Data excerpts -
★ ★ ★ ★ ★

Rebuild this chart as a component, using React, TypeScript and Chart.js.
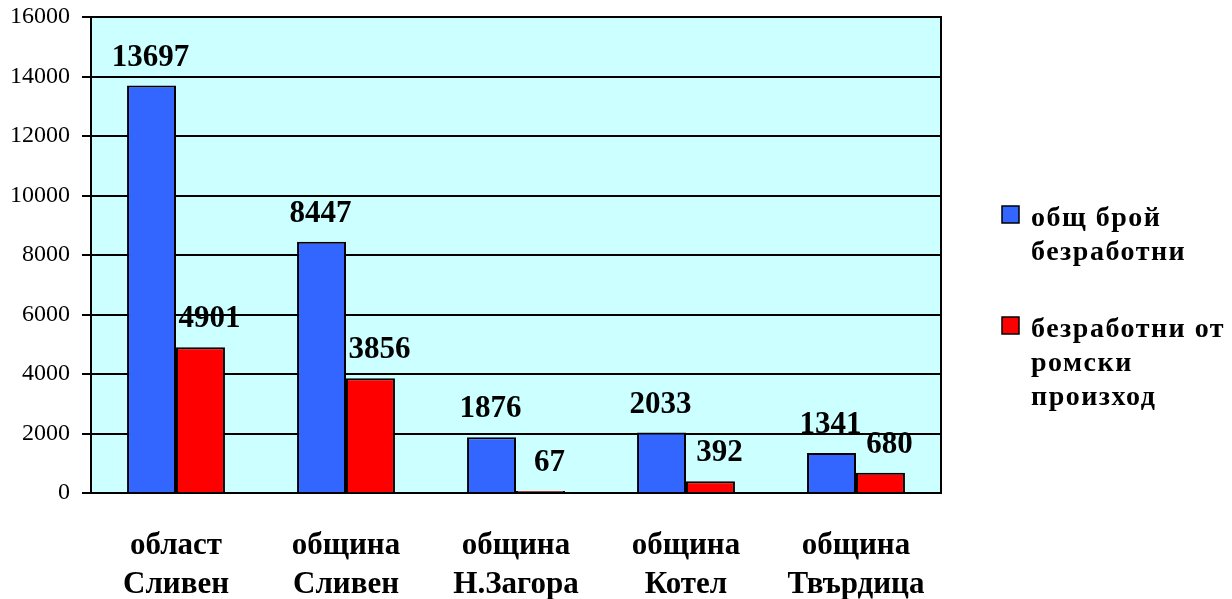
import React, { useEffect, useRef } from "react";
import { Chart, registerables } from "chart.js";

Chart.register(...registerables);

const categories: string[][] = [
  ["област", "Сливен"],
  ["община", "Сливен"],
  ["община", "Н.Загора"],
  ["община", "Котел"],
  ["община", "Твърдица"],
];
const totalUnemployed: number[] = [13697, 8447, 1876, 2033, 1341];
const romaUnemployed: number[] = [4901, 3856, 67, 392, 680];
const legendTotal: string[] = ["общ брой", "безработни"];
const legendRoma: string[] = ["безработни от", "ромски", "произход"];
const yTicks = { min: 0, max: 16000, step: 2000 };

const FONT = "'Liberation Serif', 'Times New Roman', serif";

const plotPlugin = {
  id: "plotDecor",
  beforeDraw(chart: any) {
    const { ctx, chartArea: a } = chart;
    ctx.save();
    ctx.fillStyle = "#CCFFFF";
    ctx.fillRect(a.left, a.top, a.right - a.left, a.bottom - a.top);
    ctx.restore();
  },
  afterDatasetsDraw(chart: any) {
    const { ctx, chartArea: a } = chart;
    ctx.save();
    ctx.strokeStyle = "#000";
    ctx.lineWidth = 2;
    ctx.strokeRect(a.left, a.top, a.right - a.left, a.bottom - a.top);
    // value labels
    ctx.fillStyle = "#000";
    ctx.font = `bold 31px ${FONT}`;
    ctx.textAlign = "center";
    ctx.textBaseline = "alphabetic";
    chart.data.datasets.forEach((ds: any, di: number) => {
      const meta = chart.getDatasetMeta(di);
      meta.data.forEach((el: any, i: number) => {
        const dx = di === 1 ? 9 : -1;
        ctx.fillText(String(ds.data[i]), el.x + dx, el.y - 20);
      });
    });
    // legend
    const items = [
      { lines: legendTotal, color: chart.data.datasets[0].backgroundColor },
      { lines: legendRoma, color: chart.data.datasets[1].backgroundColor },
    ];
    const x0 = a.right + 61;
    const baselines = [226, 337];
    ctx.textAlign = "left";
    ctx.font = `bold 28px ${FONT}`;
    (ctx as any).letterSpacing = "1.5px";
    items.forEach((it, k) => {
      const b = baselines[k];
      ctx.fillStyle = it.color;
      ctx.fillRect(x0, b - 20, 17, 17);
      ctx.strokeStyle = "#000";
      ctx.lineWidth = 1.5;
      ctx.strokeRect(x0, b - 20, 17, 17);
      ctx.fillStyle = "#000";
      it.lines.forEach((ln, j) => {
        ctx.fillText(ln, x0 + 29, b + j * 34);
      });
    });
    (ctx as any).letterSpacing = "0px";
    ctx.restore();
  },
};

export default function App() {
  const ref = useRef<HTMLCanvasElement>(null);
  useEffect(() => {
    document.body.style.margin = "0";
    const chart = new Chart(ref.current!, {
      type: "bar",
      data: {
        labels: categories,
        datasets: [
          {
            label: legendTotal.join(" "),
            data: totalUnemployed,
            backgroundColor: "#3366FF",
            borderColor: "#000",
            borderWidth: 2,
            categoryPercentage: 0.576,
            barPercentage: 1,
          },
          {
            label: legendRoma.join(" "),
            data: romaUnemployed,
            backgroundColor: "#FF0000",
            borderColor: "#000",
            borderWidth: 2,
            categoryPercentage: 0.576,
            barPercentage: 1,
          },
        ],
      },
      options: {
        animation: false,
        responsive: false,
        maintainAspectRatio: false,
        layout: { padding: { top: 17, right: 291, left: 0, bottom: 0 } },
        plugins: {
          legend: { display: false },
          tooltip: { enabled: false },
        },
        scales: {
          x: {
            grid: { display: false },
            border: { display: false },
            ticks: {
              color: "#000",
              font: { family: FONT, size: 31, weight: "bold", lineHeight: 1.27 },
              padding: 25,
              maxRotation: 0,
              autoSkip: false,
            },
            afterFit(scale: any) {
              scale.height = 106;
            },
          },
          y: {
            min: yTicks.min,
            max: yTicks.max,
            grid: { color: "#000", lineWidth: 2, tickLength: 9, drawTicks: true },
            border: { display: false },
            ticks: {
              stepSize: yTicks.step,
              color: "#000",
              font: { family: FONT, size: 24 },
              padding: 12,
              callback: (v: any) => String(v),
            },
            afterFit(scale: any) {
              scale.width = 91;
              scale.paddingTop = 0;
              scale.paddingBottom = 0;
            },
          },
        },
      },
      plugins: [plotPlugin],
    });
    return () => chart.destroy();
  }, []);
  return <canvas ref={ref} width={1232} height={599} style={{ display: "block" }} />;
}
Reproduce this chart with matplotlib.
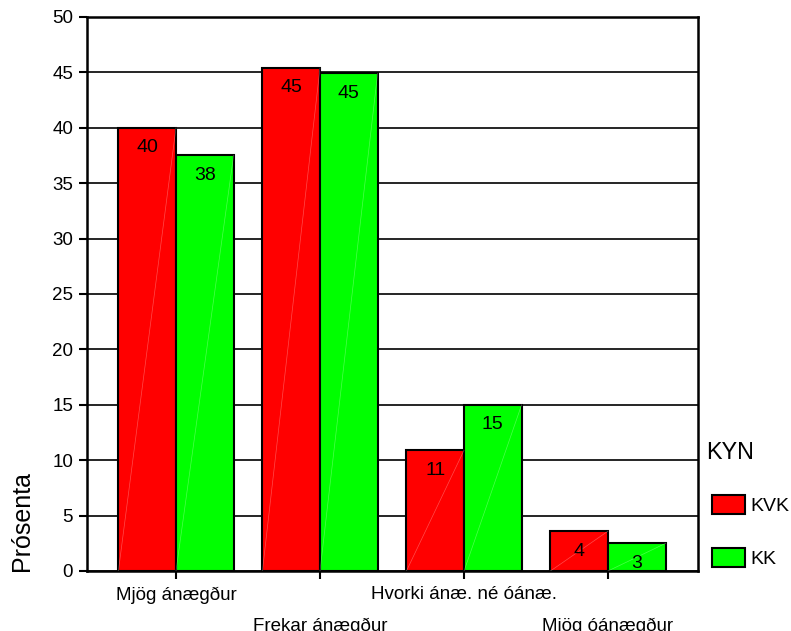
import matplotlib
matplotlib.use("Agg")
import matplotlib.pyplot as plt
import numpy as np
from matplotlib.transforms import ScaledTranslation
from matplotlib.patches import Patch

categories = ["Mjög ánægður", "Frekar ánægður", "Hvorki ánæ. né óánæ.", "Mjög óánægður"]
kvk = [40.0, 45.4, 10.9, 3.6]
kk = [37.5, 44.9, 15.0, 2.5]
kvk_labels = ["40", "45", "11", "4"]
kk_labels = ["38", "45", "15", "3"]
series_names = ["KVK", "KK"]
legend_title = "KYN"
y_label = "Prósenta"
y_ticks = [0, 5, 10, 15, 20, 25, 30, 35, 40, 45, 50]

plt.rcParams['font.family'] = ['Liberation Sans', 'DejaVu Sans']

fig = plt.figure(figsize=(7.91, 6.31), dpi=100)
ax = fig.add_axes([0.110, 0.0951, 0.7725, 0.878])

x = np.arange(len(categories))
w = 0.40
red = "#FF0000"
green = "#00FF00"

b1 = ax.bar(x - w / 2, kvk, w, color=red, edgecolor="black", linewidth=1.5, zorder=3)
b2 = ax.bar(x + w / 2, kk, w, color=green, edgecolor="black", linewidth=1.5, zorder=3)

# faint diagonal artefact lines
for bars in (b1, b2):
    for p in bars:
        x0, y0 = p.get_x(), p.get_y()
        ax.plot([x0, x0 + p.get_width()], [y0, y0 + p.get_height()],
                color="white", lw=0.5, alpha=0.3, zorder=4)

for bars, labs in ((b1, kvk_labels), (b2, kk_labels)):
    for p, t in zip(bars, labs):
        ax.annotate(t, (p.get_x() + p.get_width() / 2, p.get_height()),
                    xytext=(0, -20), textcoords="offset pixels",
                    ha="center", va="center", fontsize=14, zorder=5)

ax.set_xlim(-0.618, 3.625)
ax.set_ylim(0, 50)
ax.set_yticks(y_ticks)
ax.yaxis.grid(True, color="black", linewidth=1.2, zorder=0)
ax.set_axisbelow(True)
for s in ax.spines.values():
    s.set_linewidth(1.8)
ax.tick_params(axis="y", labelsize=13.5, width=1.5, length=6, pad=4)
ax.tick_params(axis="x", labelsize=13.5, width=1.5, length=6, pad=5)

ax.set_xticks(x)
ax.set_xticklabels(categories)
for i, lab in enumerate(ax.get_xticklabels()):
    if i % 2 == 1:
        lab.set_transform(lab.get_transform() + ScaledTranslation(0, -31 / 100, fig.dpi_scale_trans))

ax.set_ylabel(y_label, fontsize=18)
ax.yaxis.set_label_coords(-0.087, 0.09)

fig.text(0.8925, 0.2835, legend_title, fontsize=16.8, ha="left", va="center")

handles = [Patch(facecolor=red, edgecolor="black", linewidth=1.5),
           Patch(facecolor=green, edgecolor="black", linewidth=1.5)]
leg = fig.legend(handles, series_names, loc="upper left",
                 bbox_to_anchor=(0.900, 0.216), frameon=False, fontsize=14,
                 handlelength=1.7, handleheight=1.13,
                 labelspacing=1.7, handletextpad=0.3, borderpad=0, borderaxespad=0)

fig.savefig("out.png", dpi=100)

★ ★ ★ ★ ★

Task instructions - In the listing above, find the line containing "Reproduce this chart with matplotlib." and the line containing "b2 = ax.bar(x". Reproduce those lines and all between them exactly, with no pictures and nothing more.

Result of the exercise -
Reproduce this chart with matplotlib.
import matplotlib
matplotlib.use("Agg")
import matplotlib.pyplot as plt
import numpy as np
from matplotlib.transforms import ScaledTranslation
from matplotlib.patches import Patch

categories = ["Mjög ánægður", "Frekar ánægður", "Hvorki ánæ. né óánæ.", "Mjög óánægður"]
kvk = [40.0, 45.4, 10.9, 3.6]
kk = [37.5, 44.9, 15.0, 2.5]
kvk_labels = ["40", "45", "11", "4"]
kk_labels = ["38", "45", "15", "3"]
series_names = ["KVK", "KK"]
legend_title = "KYN"
y_label = "Prósenta"
y_ticks = [0, 5, 10, 15, 20, 25, 30, 35, 40, 45, 50]

plt.rcParams['font.family'] = ['Liberation Sans', 'DejaVu Sans']

fig = plt.figure(figsize=(7.91, 6.31), dpi=100)
ax = fig.add_axes([0.110, 0.0951, 0.7725, 0.878])

x = np.arange(len(categories))
w = 0.40
red = "#FF0000"
green = "#00FF00"

b1 = ax.bar(x - w / 2, kvk, w, color=red, edgecolor="black", linewidth=1.5, zorder=3)
b2 = ax.bar(x + w / 2, kk, w, color=green, edgecolor="black", linewidth=1.5, zorder=3)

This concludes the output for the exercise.